Andrew’s Status Report for Feb 15

My main focus this week was to keep looking into the FPGA operation, securing and trying to setup the FPGA.

I was able to successfully secure an Ultra-96 V2 FPGA from Quinn in the parts inventory. The setup was troublesome for two reasons: 1) my laptop was sent to repair and I was unable to flash the sd card image myself to complete FPGA setup. 2) When I was able to flash the sd card and setup the FPGA myself, I find out that the FPGA is faulty out of the box. Its wifi module, the only available way for the FPGA to communicate off-chip, was found to be broken. I later located an errata file that detailed production issues that caused malfunctioning Ultra-96 V2 units, and our FPGA was produced during the affected batch.

The plan for next week is to decide on a replacement FPGA as soon as possible. We have two choices, another Ultra-96 V2 or the Kria KV-260, the latter has more ram for better deployment models, (4GB instead of 2GB on Ultra-96 V2) but suffers from the drawback that it doesn’t have an onbard SoC and would require an instantiation of a soft-core instance, complicating the setup and requiring the use of Xilinx Vistis, a tool that no team member has worked with before at this point.

 

For Status Report Part C:

Deploying modern large language models (LLMs) locally often comes with significant economic challenges.

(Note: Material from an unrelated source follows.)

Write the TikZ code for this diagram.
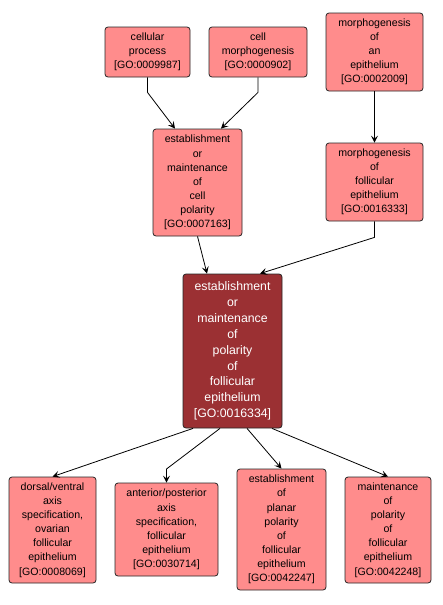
\documentclass[tikz,border=0pt]{standalone}
\usepackage{fontspec}
\setmainfont{Liberation Sans}
\usetikzlibrary{positioning, arrows.meta}
\definecolor{termpink}{RGB}{255, 140, 140}
\definecolor{focusred}{RGB}{155, 48, 51}

\begin{document}
\begin{tikzpicture}[
    x=1pt, y=-1pt,
    goterm/.style={
      draw=black!85, rounded corners=3pt, align=center,
      inner sep=0pt, fill=termpink, line width=0.8pt,
      font=\fontsize{10.6}{14.1}\selectfont
    },
    gofocus/.style={goterm, fill=focusred, text=white,
      font=\fontsize{12.3}{15.9}\selectfont},
    isa/.style={-{Stealth[length=7pt, width=7pt, inset=3pt]}, line width=0.8pt},
]
    \useasboundingbox[fill=white] (0,0) rectangle (442,605);

    % Parent terms
    \node[goterm, minimum width=85, minimum height=50] (cp) at (147.5,52)
      {cellular\\process\\{[}GO:0009987{]}};
    \node[goterm, minimum width=98, minimum height=50] (cm) at (258,52)
      {cell\\morphogenesis\\{[}GO:0000902{]}};
    \node[goterm, minimum width=97, minimum height=78] (mae) at (374.5,52)
      {morphogenesis\\of\\an\\epithelium\\{[}GO:0002009{]}};
    \node[goterm, minimum width=89, minimum height=107] (ecp) at (197.5,182.5)
      {establishment\\or\\maintenance\\of\\cell\\polarity\\{[}GO:0007163{]}};
    \node[goterm, minimum width=97, minimum height=78] (mfe) at (374.5,182)
      {morphogenesis\\of\\follicular\\epithelium\\{[}GO:0016333{]}};

    % Focus term
    \node[gofocus, minimum width=99, minimum height=154] (focus) at (232.5,351)
      {establishment\\or\\maintenance\\of\\polarity\\of\\follicular\\epithelium\\{[}GO:0016334{]}};

    % Child terms
    \node[goterm, minimum width=87, minimum height=106] (dv) at (52.5,530)
      {dorsal/ventral\\axis\\specification,\\ovarian\\follicular\\epithelium\\{[}GO:0008069{]}};
    \node[goterm, minimum width=103, minimum height=93] (ap) at (166.5,529.5)
      {anterior/posterior\\axis\\specification,\\follicular\\epithelium\\{[}GO:0030714{]}};
    \node[goterm, minimum width=89, minimum height=121] (ep) at (281.5,529.5)
      {establishment\\of\\planar\\polarity\\of\\follicular\\epithelium\\{[}GO:0042247{]}};
    \node[goterm, minimum width=86, minimum height=106] (mp) at (388,530)
      {maintenance\\of\\polarity\\of\\follicular\\epithelium\\{[}GO:0042248{]}};

    % is_a edges
    \draw[isa] (cp.south) -- ++(0,15) -- ([xshift=-22.5]ecp.north);
    \draw[isa] (cm.south) -- ++(0,15) -- ([xshift=23.5]ecp.north);
    \draw[isa] (mae) -- (mfe);
    \draw[isa] (ecp.south) -- ([xshift=-25.5]focus.north);
    \draw[isa] (mfe.south) -- ++(0,16) -- ([xshift=27.5]focus.north);

    \draw[isa] ([xshift=-39.5]focus.south) -- (dv.north);
    \draw[isa] ([xshift=-12.5]focus.south) -- (166.5,469) -- (ap.north);
    \draw[isa] ([xshift=14.5]focus.south) -- (ep.north);
    \draw[isa] ([xshift=39.5]focus.south) -- (mp.north);
\end{tikzpicture}
\end{document}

Traditional solutions typically require multiple high-end graphics cards, which are expensive and require non-trivial energy costs. 

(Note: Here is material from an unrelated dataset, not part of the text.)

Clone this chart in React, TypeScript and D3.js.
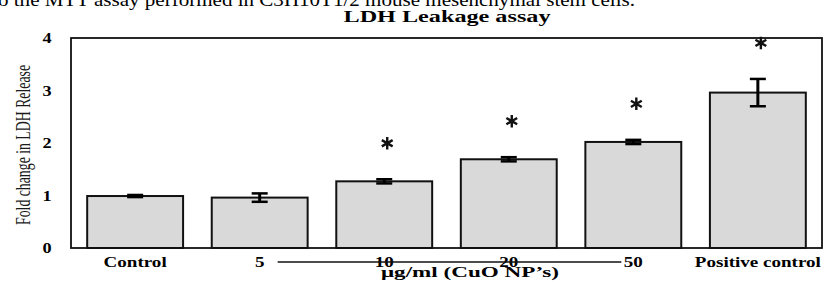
import { useEffect, useRef } from 'react';
import * as d3 from 'd3';

const categories = ['Control', '5', '10', '20', '50', 'Positive control'];
const foldChange = [0.99, 0.96, 1.27, 1.69, 2.02, 2.96];
const errors = [0.02, 0.08, 0.04, 0.04, 0.04, 0.26];
const significant = [false, false, true, true, true, true];
const yTicks = [0, 1, 2, 3, 4];

const captionText = 'o the MTT assay performed in C3H10T1/2 mouse mesenchymal stem cells.';
const titleText = 'LDH Leakage assay';
const yLabelText = 'Fold change in LDH Release';
const xLabelText = 'μg/ml (CuO NP’s)';

const serif = "'Liberation Serif', 'Times New Roman', Times, serif";

export default function App() {
  const svgRef = useRef<SVGSVGElement>(null);

  useEffect(() => {
    if (!svgRef.current) return;
    const width = 830;
    const height = 282;
    const margin = { top: 38, right: 8, bottom: 34, left: 71 };

    const svg = d3.select(svgRef.current);
    svg.selectAll('*').remove();

    const x = d3
      .scaleBand<string>()
      .domain(categories)
      .range([margin.left, width - margin.right])
      .paddingInner(0.23)
      .paddingOuter(0.13);

    const y = d3
      .scaleLinear()
      .domain([0, 4])
      .range([height - margin.bottom, margin.top]);

    // stretch text horizontally like the (distorted) source image
    const stretch = (sel: d3.Selection<SVGTextElement, any, any, any>, factor: number) => {
      sel.each(function () {
        const len = this.getComputedTextLength();
        d3.select(this).attr('textLength', len * factor).attr('lengthAdjust', 'spacingAndGlyphs');
      });
    };

    // cropped caption line from the page above
    svg.append('text')
      .attr('x', -2)
      .attr('y', 6)
      .attr('font-family', serif)
      .attr('font-size', 18)
      .attr('textLength', 637)
      .attr('lengthAdjust', 'spacingAndGlyphs')
      .text(captionText);

    svg.append('text')
      .attr('x', 447)
      .attr('y', 22)
      .attr('text-anchor', 'middle')
      .attr('font-family', serif)
      .attr('font-weight', 'bold')
      .attr('font-size', 16)
      .attr('textLength', 207)
      .attr('lengthAdjust', 'spacingAndGlyphs')
      .text(titleText);

    // bars
    svg.append('g')
      .selectAll('rect')
      .data(categories)
      .join('rect')
      .attr('x', (d) => x(d)!)
      .attr('y', (d, i) => y(foldChange[i]))
      .attr('width', x.bandwidth())
      .attr('height', (d, i) => y(0) - y(foldChange[i]))
      .attr('fill', '#d9d9d9')
      .attr('stroke', '#111')
      .attr('stroke-width', 2);

    // error bars
    const err = svg.append('g').attr('stroke', '#000');
    categories.forEach((c, i) => {
      const cx = x(c)! + x.bandwidth() / 2;
      const hi = y(foldChange[i] + errors[i]);
      const lo = y(foldChange[i] - errors[i]);
      err.append('line').attr('x1', cx).attr('x2', cx).attr('y1', hi).attr('y2', lo).attr('stroke-width', 3);
      [hi, lo].forEach((yy) => {
        err.append('line')
          .attr('x1', cx - 8)
          .attr('x2', cx + 8)
          .attr('y1', yy)
          .attr('y2', yy)
          .attr('stroke-width', 2.5);
      });
    });

    // significance asterisks
    const star = d3.symbol().type(d3.symbolAsterisk).size(110);
    categories.forEach((c, i) => {
      if (!significant[i]) return;
      const cx = x(c)! + x.bandwidth() / 2 + 3;
      const cy = y(foldChange[i] + errors[i]) - 36;
      svg.append('path')
        .attr('d', star()!)
        .attr('transform', `translate(${cx},${cy})`)
        .attr('fill', 'none')
        .attr('stroke', '#111')
        .attr('stroke-width', 2.4);
    });

    // frame
    svg.append('rect')
      .attr('x', margin.left)
      .attr('y', margin.top)
      .attr('width', width - margin.right - margin.left)
      .attr('height', height - margin.bottom - margin.top)
      .attr('fill', 'none')
      .attr('stroke', '#111')
      .attr('stroke-width', 1.8);

    // y tick labels
    const yLabels = svg.append('g')
      .selectAll('text')
      .data(yTicks)
      .join('text')
      .attr('x', 47)
      .attr('y', (d) => y(d) + 5)
      .attr('text-anchor', 'middle')
      .attr('font-family', serif)
      .attr('font-weight', 'bold')
      .attr('font-size', 14)
      .text((d) => d);
    stretch(yLabels as any, 1.3);

    // x tick labels
    const xLabels = svg.append('g')
      .selectAll('text')
      .data(categories)
      .join('text')
      .attr('x', (d) => x(d)! + x.bandwidth() / 2)
      .attr('y', 267)
      .attr('text-anchor', 'middle')
      .attr('font-family', serif)
      .attr('font-weight', 'bold')
      .attr('font-size', 14)
      .text((d) => d);
    stretch(xLabels as any, 1.36);

    // bracket line over the concentrations
    svg.append('line')
      .attr('x1', x('5')! + x.bandwidth() / 2 + 18)
      .attr('x2', x('50')! + x.bandwidth() / 2 - 12)
      .attr('y1', 262)
      .attr('y2', 262)
      .attr('stroke', '#111')
      .attr('stroke-width', 1.5);

    svg.append('text')
      .attr('x', 470)
      .attr('y', 277)
      .attr('text-anchor', 'middle')
      .attr('font-family', serif)
      .attr('font-weight', 'bold')
      .attr('font-size', 15)
      .attr('textLength', 178)
      .attr('lengthAdjust', 'spacingAndGlyphs')
      .text(xLabelText);

    svg.append('text')
      .attr('transform', `translate(30,${(y(0) + y(4)) / 2 + 2}) rotate(-90)`)
      .attr('text-anchor', 'middle')
      .attr('font-family', serif)
      .attr('font-size', 22)
      .attr('fill', '#1a1a1a')
      .attr('textLength', 160)
      .attr('lengthAdjust', 'spacingAndGlyphs')
      .text(yLabelText);
  }, []);

  return (
    <svg
      ref={svgRef}
      width={830}
      height={282}
      style={{ position: 'absolute', left: 0, top: 0, background: '#fff' }}
    />
  );
}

Our proposed FPGA-based local inference solution addresses these economic concerns in several key ways. Reduced equipment costs make FPGAs a more affordable alternative to multi-GPU systems, lowering the upfront capital needed for local LLM deployment. Energy efficiency and long-term savings become a significant economic advantage over time. While a typical multi-GPU setup can consume around 2000W during a standard workload, an FPGA implementation operates within a 20-50W range. The drastic reduction in energy consumption translates to considerable cost savings and a more sustainable operational model. Lower maintenance overhead compared to maintaining multiple GPUs means FPGA-based systems typically experience lower failure rates and reduced thermal management requirements, minimizing both downtime and repair costs.